Daniel Sprong will continue to develop in the Penguins system as well.
Center Riley Sheahan, who is an active center in his own zone and penalty killer, will get to anchor the fourth line. His latest offensive surge could be a boon from the bottom spot and provide the Penguins with the same unstoppable offensive depth which Matt Cullen supplied in 2016 and 2017.
Blue Line Without Cole
The Penguins will have an immediate hole on their blueline without Cole, who was one of their top six defensemen. However, Matt Hunwick, who signed as a free agent in July, is a veteran defenseman with playoff experience. His struggles in the first half of the season were not indicative of his career arc.
In other words, Hunwick isn’t as bad as he showed. The Penguins can reasonably expect a bounce back from Hunwick and decent play from their sixth defenseman.

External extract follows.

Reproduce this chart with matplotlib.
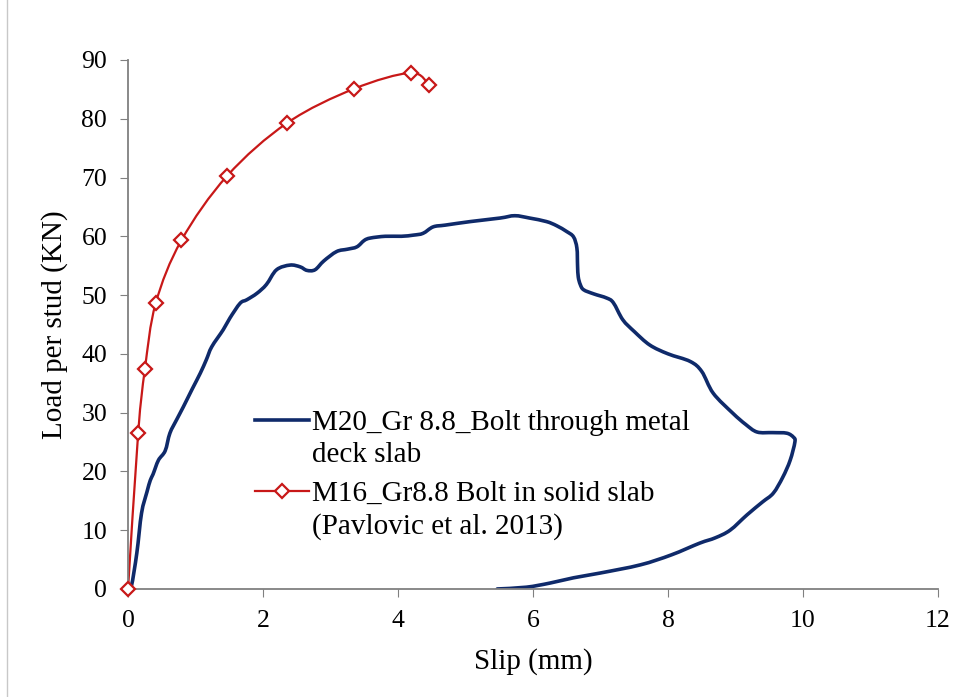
import matplotlib
matplotlib.use("Agg")
import matplotlib.pyplot as plt
import numpy as np
from matplotlib.lines import Line2D
from matplotlib.path import Path
from matplotlib.patches import PathPatch
from matplotlib.legend_handler import HandlerLine2D

# Blue curve: M20 bolt through metal deck slab
deck_slip = [0.0, 0.05, 0.13, 0.20, 0.28, 0.33, 0.37, 0.45, 0.55, 0.62, 0.72, 0.82, 0.95,
             1.07, 1.16, 1.24, 1.41, 1.51, 1.66, 1.76, 1.91, 2.05, 2.20, 2.40, 2.55,
             2.65, 2.77, 2.90, 3.09, 3.25, 3.39, 3.50, 3.59, 3.81, 4.05, 4.23, 4.37,
             4.52, 4.70, 5.07, 5.51, 5.73, 5.95, 6.20, 6.35, 6.50, 6.60, 6.65, 6.66,
             6.67, 6.70, 6.75, 6.90, 7.09, 7.19, 7.33, 7.50, 7.73, 8.00, 8.33, 8.50,
             8.67, 8.96, 9.15, 9.32, 9.55, 9.76, 9.86, 9.88, 9.81, 9.70, 9.56, 9.40,
             9.17, 8.92, 8.70, 8.47, 8.05, 7.59, 6.99, 6.60, 6.25, 5.90, 5.47]
deck_load = [0.0, 0.5, 6.1, 12.9, 16.5, 18.5, 19.5, 21.9, 23.5, 26.5, 28.8, 31.0, 34.0,
             36.7, 39.0, 41.2, 44.1, 46.1, 48.6, 49.2, 50.3, 51.8, 54.3, 55.1, 54.8,
             54.2, 54.3, 55.8, 57.4, 57.8, 58.2, 59.3, 59.7, 60.0, 60.0, 60.2, 60.5,
             61.6, 61.9, 62.5, 63.1, 63.5, 63.1, 62.5, 61.8, 60.8, 59.9, 58.0, 55.0,
             53.1, 51.8, 50.9, 50.2, 49.5, 48.7, 45.8, 43.8, 41.5, 40.0, 38.7, 37.0,
             33.3, 29.9, 28.0, 26.7, 26.6, 26.5, 25.8, 25.0, 21.9, 19.0, 16.3, 14.8,
             12.6, 10.0, 8.7, 7.8, 5.8, 4.1, 2.7, 1.9, 1.0, 0.3, 0.0]

# Red curve: M16 bolt in solid slab (Pavlovic et al. 2013)
solid_slip = [0.0, 0.15, 0.25, 0.41, 0.79, 1.47, 2.36, 3.35, 4.19, 4.46]
solid_load = [0.0, 26.5, 37.4, 48.6, 59.3, 70.3, 79.3, 85.1, 87.8, 85.7]

legend_labels = ["M20_Gr 8.8_Bolt through metal\ndeck slab",
                 "M16_Gr8.8 Bolt in solid slab\n(Pavlovic et al. 2013)"]

BLUE = "#0f2a6a"
RED = "#c81818"


def smooth_path(ax, x, y, tension=1 / 6):
    # Excel-style smoothed line: cubic Bezier through the points (Catmull-Rom),
    # control points built in display space so both axes scale equally
    pts = ax.transData.transform(np.column_stack([x, y]))
    p = np.vstack([pts[0], pts, pts[-1]])
    verts = [pts[0]]
    codes = [Path.MOVETO]
    for i in range(1, len(p) - 2):
        c1 = p[i] + (p[i + 1] - p[i - 1]) * tension
        c2 = p[i + 1] - (p[i + 2] - p[i]) * tension
        verts += [c1, c2, p[i + 1]]
        codes += [Path.CURVE4] * 3
    verts = ax.transData.inverted().transform(np.array(verts))
    return Path(verts, codes)


class FirstLineHandler(HandlerLine2D):
    # put the legend key next to the first line of a two-line label (like Excel)
    def create_artists(self, legend, orig_handle, xdescent, ydescent,
                       width, height, fontsize, trans):
        artists = super().create_artists(legend, orig_handle, xdescent, ydescent,
                                         width, height, fontsize, trans)
        for a in artists:
            a.set_ydata(np.asarray(a.get_ydata()) + 0.66 * fontsize)
        return artists


plt.rcParams["font.family"] = ["Liberation Serif", "DejaVu Serif"]

fig = plt.figure(figsize=(9.7, 6.97), dpi=100)
ax = fig.add_axes([0.132, 0.155, 0.835, 0.759])
ax.set_xlim(0, 12)
ax.set_ylim(0, 90)

ax.add_patch(PathPatch(smooth_path(ax, deck_slip, deck_load), fill=False,
                       edgecolor=BLUE, lw=2.6, joinstyle="round", capstyle="round"))
ax.add_patch(PathPatch(smooth_path(ax, solid_slip, solid_load), fill=False,
                       edgecolor=RED, lw=1.6))
ax.plot(solid_slip, solid_load, ls="none", marker="D", markersize=7,
        markerfacecolor="white", markeredgecolor=RED, markeredgewidth=1.6,
        clip_on=False, zorder=3)

ax.set_xticks(range(0, 13, 2))
ax.set_yticks(range(0, 91, 10))
ax.tick_params(labelsize=18.5, direction="out", length=6, color="#808080", pad=9)
for s in ["top", "right"]:
    ax.spines[s].set_visible(False)
for s in ["left", "bottom"]:
    ax.spines[s].set_color("#808080")
    ax.spines[s].set_linewidth(1.3)

ax.set_xlabel("Slip (mm)", fontsize=21, labelpad=12)
ax.set_ylabel("Load per stud (KN)", fontsize=21, labelpad=10)

handles = [
    Line2D([], [], color=BLUE, lw=2.6),
    Line2D([], [], color=RED, lw=1.6, marker="D", markersize=7,
           markerfacecolor="white", markeredgecolor=RED, markeredgewidth=1.6),
]
leg = ax.legend(handles, legend_labels, loc="upper left", bbox_to_anchor=(0.142, 0.36),
                frameon=False, fontsize=21, handlelength=1.85, handletextpad=0.1,
                labelspacing=0.45, borderaxespad=0,
                handler_map={Line2D: FirstLineHandler()})
for t in leg.get_texts():
    t.set_linespacing(1.3)

fig.add_artist(Line2D([7 / 970, 7 / 970], [0, 1], color="#c8c8c8", lw=1,
                      transform=fig.transFigure))

fig.savefig("out.png", dpi=100)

The Penguins were able to survive with Chad Ruhwedel as their sixth defenseman for six games in the 2017 playoffs. Ruhwedel and Cameron Gaunce also played in the 2016 playoffs. The Chicago Blackhawks were able to win the 2015 Stanley Cup essentially playing only four defensemen. So, while dealing Cole leaves the Penguins without a gritty defenseman to block shots and take care of the Penguins’ zone, the benefits from Brassard will more than offset the loss.
And, Hunwick may well prove up to the task, as well. Hockey fans might remember Hunwick shadowing Alex Ovechkin in the 2017 playoffs while with the Toronto Maple Leafs.
So, the Penguins acquired a third-round pick, a legitimate second-line center who will play on their third line in exchange for a goalie who may or may not play in the NHL in three to four years, a defenseman they were not going to re-sign, and a draft pick which figures to be 29th, 30th or 31st overall. Not bad.
Vegas is paying the Penguins for the privilege, to boot.
The Penguins also lost their thumper, but defenseman Jamie Oleksiak can handle physical confrontations, as needed.
The team will now have the best crop of centers in the league for the next two seasons. For the Penguins, this is easily worth the wait. They are now the unquestioned 2018 Stanley Cup favorites.
In fact, go ahead and pencil them in for 2019, too.